CS SEMINAR

An Deep Learning Regression Approach to Spectral Mapping with Application to Speech Enhancement, Source Separation and Speech Dereverberation

Speaker
Professor Chin-Hui Lee
School of Electrical and Computer Engineering
Georgia Institute of Technology

Chaired by
Dr WANG Ye, Associate Professor, School of Computing
wangye@comp.nus.edu.sg

22 Dec 2017 Friday, 04:00 PM to 05:00 PM

MR1, COM1-03-19

Abstract:

We cast classical speech processing problems into a new nonlinear regression setting by mapping log power spectral features of noisy to clean speech based on deep neural networks (DNNs).
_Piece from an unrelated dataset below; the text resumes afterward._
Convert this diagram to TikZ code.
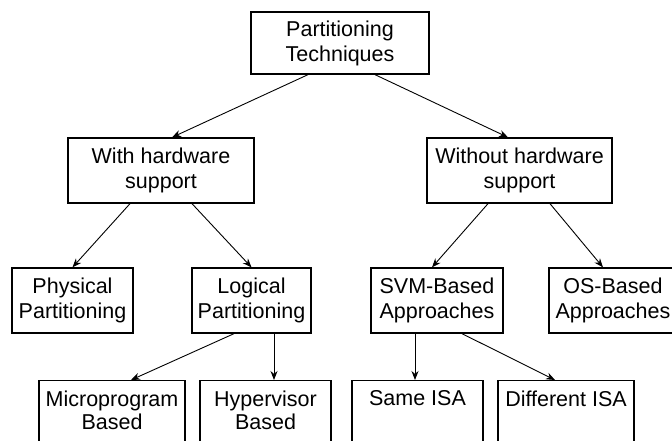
\documentclass[tikz,border=0pt]{standalone}
\usepackage{fontspec}
\setmainfont{Liberation Sans}
\usetikzlibrary{arrows.meta}

\begin{document}
\begin{tikzpicture}[>={Stealth[length=9pt,width=7pt]}, x=1pt, y=-1pt,
  box/.style={draw, line width=1.3pt, align=center, inner sep=0pt,
    minimum height=65pt, font=\fontsize{21.5}{25}\selectfont},
  leaf/.style={box, anchor=north, minimum height=0pt, inner ysep=10pt,
    text depth=30pt, font=\fontsize{21.5}{23}\selectfont},
  link/.style={->, line width=0.9pt}]
  \useasboundingbox (0,0) rectangle (672,440);
  % tree of boxes
  \node[box, minimum width=178pt, minimum height=62pt] (top) at (340,43)
    {Partitioning\\Techniques};
  \node[box, minimum width=186pt] (whs) at (161,170.5) {With hardware\\support};
  \node[box, minimum width=185pt] (wohs) at (519.5,170.5) {Without hardware\\support};
  \node[box, minimum width=121pt] (phys) at (72.5,300.5) {Physical\\Partitioning};
  \node[box, minimum width=119pt] (logic) at (251.5,300.5) {Logical\\Partitioning};
  \node[box, minimum width=132pt] (svm) at (437,300.5) {SVM-Based\\Approaches};
  \node[box, minimum width=128pt] (os) at (613,300.5) {OS-Based\\Approaches};
  \node[leaf, minimum width=146pt] (micro) at (112,380) {Microprogram\\Based};
  \node[leaf, minimum width=131pt] (hyper) at (265.5,380) {Hypervisor\\Based};
  \node[leaf, minimum width=131pt] (same) at (417.5,380) {Same ISA\\\mbox{}};
  \node[leaf, minimum width=136pt] (diff) at (566,380) {Different ISA\\\mbox{}};
  % arrows
  \draw[link] ([xshift=-32pt]top.south) -- ([xshift=11pt]whs.north);
  \draw[link] ([xshift=35pt]top.south) -- ([xshift=-11.5pt]wohs.north);
  \draw[link] ([xshift=-31pt]whs.south) -- (phys.north);
  \draw[link] ([xshift=31pt]whs.south) -- (logic.north);
  \draw[link] ([xshift=-31.5pt]wohs.south) -- ([xshift=-5pt]svm.north);
  \draw[link] ([xshift=30.5pt]wohs.south) -- ([xshift=-10pt]os.north);
  \draw[link] ([xshift=-17.5pt]logic.south) -- ([xshift=19pt]micro.north);
  \draw[link] ([xshift=22.5pt]logic.south) -- ([xshift=22.5pt]logic.south |- hyper.north);
  \draw[link] ([xshift=-22pt]svm.south) -- ([xshift=-22pt]svm.south |- same.north);
  \draw[link] ([xshift=25pt]svm.south) -- ([xshift=-11pt]diff.north);
\end{tikzpicture}
\end{document}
DNN-enhanced speech obtained by the proposed approach demonstrates better speech quality and intelligibility than those obtained with conventional state-of-the-art algorithms. Furthermore, this new paradigm also facilitates an integrated deep learning framework to train the three key modules in an automatic speech recognition (ASR) system, namely signal conditioning, feature extraction and acoustic phone models, altogether in a unified manner. The proposed framework was tested on recent challenging ASR tasks in CHiME-2, CHiME-4 and REVERB, which are designed to evaluate ASR robustness in mixed speakers, multi-channel, and reverberant conditions. Leveraging upon this new approach, our team scored the lowest word error rates in all three tasks with acoustic pre-processing algorithms for speech separation, microphone array-based speech enhancement and speech dereverberation.


Biodata:

Chin-Hui Lee is a professor at School of Electrical and Computer Engineering, Georgia Institute of Technology. Before joining academia in 2001, he had accumulated 20 years of industrial experience ending in Bell Laboratories, Murray Hill, as a Distinguished Member of Technical Staff and Director of the Dialogue Systems Research Department. Dr. Lee is a Fellow of the IEEE and a Fellow of International Speech Communication Association (ISCA). He has published over 500 papers and 30 patents, with more than 30,000 citations and an h-index of 75 on Google Scholar. He received numerous awards, including the Bell Labs President's Gold Award in 1998. He won the SPS's 2006 Technical Achievement Award for "Exceptional Contributions to the Field of Automatic Speech Recognition''. In 2012 he gave an ICASSP plenary talk on the future of automatic speech recognition. In the same year he was awarded the ISCA Medal in scientific achievement for "pioneering and seminal contributions to the principles and practice of automatic speech and speaker recognition''.